Saturday, 26 March 2016

Family Machine - Houses That You Lived In

Article by KevW


You be forgiven for thinking we'd heard the last from Oxford's Family Machine. It's been over seven years since their debut album, and 2012 singles 'Quiet As A Mouse' and 'Skeletons & That' appeared to be stand-alone tracks. Besides releasing a full second album, the other surprise is that the tender, folky direction that those two songs (both of which are included here) suggested isn't the full story of 'Houses That You Lived In', and this is also a much more ornate record than their debut.

'Friends With The Wolves' opens the record, and is thoughtful, intricate and considered alt-folk with a wintry feel, some neat harmonies and a little of the yearning sadness we've come to expect, but it does feel a bit more pumped up than some past tracks, upping the tempo and skipping towards the ending with a spring in its step. This means it serves as a great introduction to the ornate and brassy indiepop of 'Long Way From Home'. Verging on choral in its delivery, this sees Family Machine at their most accessible and most fun, but without sacrificing any of their attention to detail or beautifully woven textures and emotions. It's a great entry point for those new to the band, although the bulk of album ploughs a familiar, yet still quite delightful, furrow.

Perhaps the more delicate 'Morning Song' is more in the vein of what we were expecting, rich with west-coast harmonies and gentle orchestration which really hit the mark, or 'Sleep' which recalls the excellent Theatre Royal.
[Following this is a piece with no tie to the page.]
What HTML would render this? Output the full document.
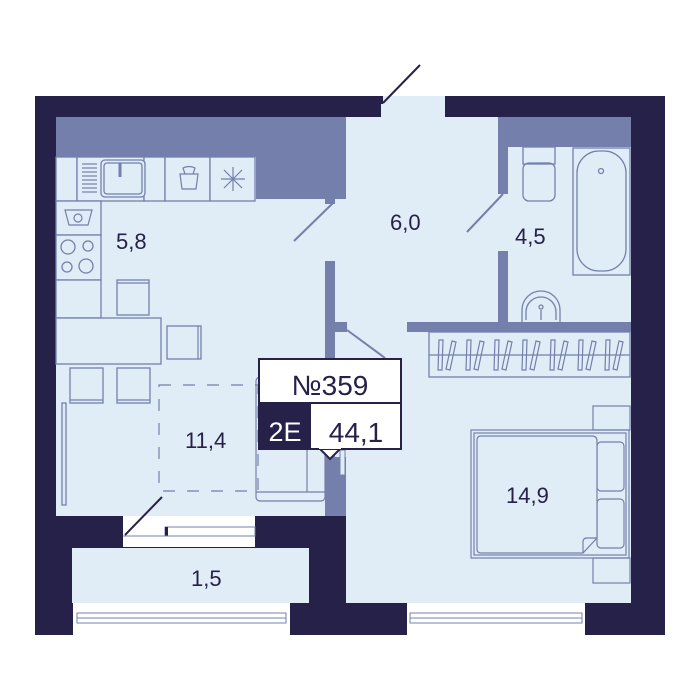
<!DOCTYPE html>
<html><head><meta charset="utf-8"><style>
html,body{margin:0;padding:0;background:#fff;}
svg{display:block;}
text{font-family:"Liberation Sans",sans-serif;fill:#262149;}
</style></head><body>
<svg width="700" height="700" viewBox="0 0 700 700" xmlns="http://www.w3.org/2000/svg">
<rect x="35" y="96" width="630" height="539" fill="#262149"/>
<rect x="381" y="96" width="64" height="21" fill="#e0ecf6"/>
<rect x="379" y="96" width="4" height="8" fill="#262149"/>
<line x1="383" y1="103" x2="420" y2="65" stroke="#262149" stroke-width="2"/>
<rect x="56" y="117" width="290" height="399" fill="#e0ecf6"/>
<rect x="335" y="117" width="163" height="215" fill="#e0ecf6"/>
<rect x="498" y="117" width="133" height="215" fill="#e0ecf6"/>
<rect x="346" y="322" width="285" height="281" fill="#e0ecf6"/>
<rect x="72" y="548" width="237" height="55" fill="#e0ecf6"/>
<rect x="123" y="516" width="132" height="31" fill="#fff"/>
<rect x="165" y="527" width="90" height="9" fill="none" stroke="#7480ab" stroke-width="1"/>
<rect x="165" y="527" width="3" height="9" fill="#262149"/>
<line x1="123" y1="536" x2="255" y2="536" stroke="#7480ab" stroke-width="1"/>
<line x1="162" y1="497" x2="125" y2="535" stroke="#262149" stroke-width="2"/>
<rect x="73" y="603" width="217" height="32" fill="#fff"/>
<rect x="77" y="613" width="209" height="10" fill="none" stroke="#7480ab" stroke-width="1"/>
<line x1="77" y1="618" x2="286" y2="618" stroke="#7480ab"/>
<rect x="407" y="603" width="178" height="32" fill="#fff"/>
<rect x="410" y="613" width="172" height="10" fill="none" stroke="#7480ab" stroke-width="1"/>
<line x1="410" y1="618" x2="582" y2="618" stroke="#7480ab"/>
<rect x="56" y="117" width="290" height="40" fill="#7480ab"/>
<rect x="256" y="117" width="90" height="82" fill="#7480ab"/>
<rect x="325" y="199" width="10" height="5" fill="#7480ab"/>
<line x1="333" y1="203" x2="294" y2="241" stroke="#7480ab" stroke-width="2"/>
<g fill="#e0ecf6" stroke="#7480ab" stroke-width="1.3">
<rect x="56" y="157" width="21" height="44"/>
<rect x="77" y="157" width="67" height="44"/>
<rect x="144" y="157" width="21" height="44"/>
<rect x="165" y="157" width="45" height="44"/>
<rect x="210" y="157" width="45" height="44"/>
<rect x="56" y="201" width="45" height="34"/>
<rect x="56" y="235" width="45" height="45"/>
<rect x="56" y="280" width="45" height="38"/>
<rect x="56" y="318" width="105" height="46"/>
<rect x="117" y="280" width="32" height="35"/>
<rect x="167" y="326" width="34" height="33"/>
<rect x="70" y="368" width="33" height="35"/>
<rect x="117" y="368" width="33" height="35"/>
<rect x="101" y="160" width="44" height="37" rx="4"/>
<rect x="104" y="163" width="38" height="31" rx="3"/>
<circle cx="68" cy="247" r="7"/><circle cx="88" cy="246" r="5"/>
<circle cx="67" cy="267" r="5"/><circle cx="86" cy="266" r="7"/>
<rect x="62" y="403" width="4" height="102"/>
</g>
<g stroke="#7480ab" stroke-width="1.2">
<line x1="82" y1="164" x2="97" y2="164"/><line x1="82" y1="168" x2="97" y2="168"/><line x1="82" y1="172" x2="97" y2="172"/><line x1="82" y1="176" x2="97" y2="176"/><line x1="82" y1="180" x2="97" y2="180"/><line x1="82" y1="184" x2="97" y2="184"/><line x1="82" y1="188" x2="97" y2="188"/><line x1="82" y1="192" x2="97" y2="192"/>
<line x1="120" y1="163" x2="120" y2="177" stroke-width="3"/>
<line x1="117" y1="283" x2="149" y2="283"/><line x1="198" y1="326" x2="198" y2="359"/>
<line x1="70" y1="400" x2="103" y2="400"/><line x1="117" y1="400" x2="150" y2="400"/>
<line x1="233" y1="167" x2="233" y2="191"/><line x1="221" y1="179" x2="245" y2="179"/><line x1="224" y1="170" x2="242" y2="188"/><line x1="242" y1="170" x2="224" y2="188"/>
</g>
<path d="M180 174 L198 174 L196 189 L182 189 Z M183 168 Q189 165 195 168 L193 174 L185 174 Z" fill="none" stroke="#7480ab" stroke-width="1.2"/>
<path d="M65 210 L92 210 L88 225 L69 225 Z" fill="none" stroke="#7480ab" stroke-width="1.2"/>
<circle cx="78" cy="218" r="4" fill="none" stroke="#7480ab" stroke-width="1.2"/>
<rect x="325" y="261" width="10" height="196" fill="#7480ab"/>
<rect x="325" y="457" width="21" height="59" fill="#7480ab"/>
<rect x="335" y="322" width="12" height="10" fill="#7480ab"/>
<line x1="347" y1="330" x2="385" y2="358" stroke="#7480ab" stroke-width="2"/>
<rect x="340" y="450" width="5" height="25" fill="#e0ecf6" stroke="#7480ab"/>
<rect x="498" y="117" width="133" height="30" fill="#7480ab"/>
<rect x="498" y="147" width="10" height="47" fill="#7480ab"/>
<rect x="498" y="251" width="10" height="71" fill="#7480ab"/>
<rect x="407" y="322" width="224" height="10" fill="#7480ab"/>
<line x1="503" y1="194" x2="467" y2="232" stroke="#7480ab" stroke-width="2"/>
<g fill="none" stroke="#7480ab" stroke-width="1.3">
<rect x="523" y="147" width="32" height="17"/>
<rect x="523" y="163" width="32" height="38" rx="6"/>
<rect x="573" y="148" width="57" height="127"/>
<rect x="577" y="151" width="49" height="120" rx="22"/>
<circle cx="601" cy="171" r="2.5"/>
<path d="M522 322 L522 310 A19 19 0 0 1 560 310 L560 322"/>
<path d="M526 320 L526 312 A15 15 0 0 1 556 312 L556 320"/>
<circle cx="541" cy="307" r="2"/>
<line x1="541" y1="310" x2="541" y2="320"/>
<rect x="429" y="332" width="201" height="45"/>
<line x1="429" y1="355" x2="630" y2="355"/>
</g>
<g fill="none" stroke="#7480ab" stroke-width="1.2">
<path d="M439 340 h4 l-1 30 h-4 z M452 341 l4 1 l-6 28 l-4 -1 z"/>
<path d="M467 340 h4 l-1 30 h-4 z M480 341 l4 1 l-6 28 l-4 -1 z"/>
<path d="M495 340 h4 l-1 30 h-4 z M508 341 l4 1 l-6 28 l-4 -1 z"/>
<path d="M523 340 h4 l-1 30 h-4 z M536 341 l4 1 l-6 28 l-4 -1 z"/>
<path d="M551 340 h4 l-1 30 h-4 z M564 341 l4 1 l-6 28 l-4 -1 z"/>
<path d="M579 340 h4 l-1 30 h-4 z M592 341 l4 1 l-6 28 l-4 -1 z"/>
<path d="M606 340 h4 l-1 30 h-4 z M619 341 l4 1 l-6 28 l-4 -1 z"/>
</g>
<rect x="159" y="385" width="99" height="106" fill="none" stroke="#7480ab" stroke-width="1.2" stroke-dasharray="12 12"/>
<g fill="none" stroke="#7480ab" stroke-width="1.2">
<rect x="256" y="377" width="69" height="124" rx="4"/>
<line x1="307" y1="450" x2="307" y2="492"/>
<line x1="256" y1="492" x2="325" y2="492"/>
<rect x="593" y="406" width="37" height="24"/>
<rect x="593" y="558" width="37" height="25"/>
<rect x="471" y="430" width="158" height="128"/>
<rect x="474" y="433" width="152" height="122"/>
<rect x="597" y="442" width="27" height="49" rx="4"/>
<rect x="597" y="499" width="27" height="49" rx="4"/>
<path d="M481 436 L592 436 Q597 436 597 441 L597 538 L583 553 L481 553 Q477 553 477 549 L477 440 Q477 436 481 436 Z" fill="#e0ecf6"/>
<path d="M597 538 L587 538 Q583 538 583 542 L583 553"/>
</g>
<text x="116" y="249" font-size="22">5,8</text>
<text x="390" y="230" font-size="22">6,0</text>
<text x="515" y="244" font-size="22">4,5</text>
<text x="185" y="448" font-size="22">11,4</text>
<text x="191" y="586" font-size="22">1,5</text>
<text x="506" y="503" font-size="22">14,9</text>
<rect x="259" y="359" width="142" height="90" fill="#fff" stroke="#262149" stroke-width="2"/>
<rect x="259" y="403" width="52" height="46" fill="#262149"/>
<line x1="259" y1="403" x2="401" y2="403" stroke="#262149" stroke-width="2"/>
<path d="M320 449 L330 459 L340 449 Z" fill="#fff" stroke="#262149" stroke-width="2"/>
<rect x="319" y="446" width="22" height="3" fill="#fff"/>
<text x="330" y="395" font-size="28" text-anchor="middle">№359</text>
<text x="285" y="441" font-size="27" text-anchor="middle" style="fill:#fff">2E</text>
<text x="356" y="442" font-size="28" text-anchor="middle">44,1</text>
</svg>
</body></html>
The playful, acoustic 'We Ain't Going Home' almost feels like an interlude, but it's still pieced together carefully so that it twinkles. The title-track strips back the layers so that the lead vocal is isolated for the most part, something which gives a more personal touch. 'The Less You Know' also feels a touch more intimate and reflective and is the most outright folk-influenced song on the album. 'Houses That You Lived In' shows Family Machine largely sticking to what they do best but occasionally exploring new avenues, and its all done with an impeccable ear for detail.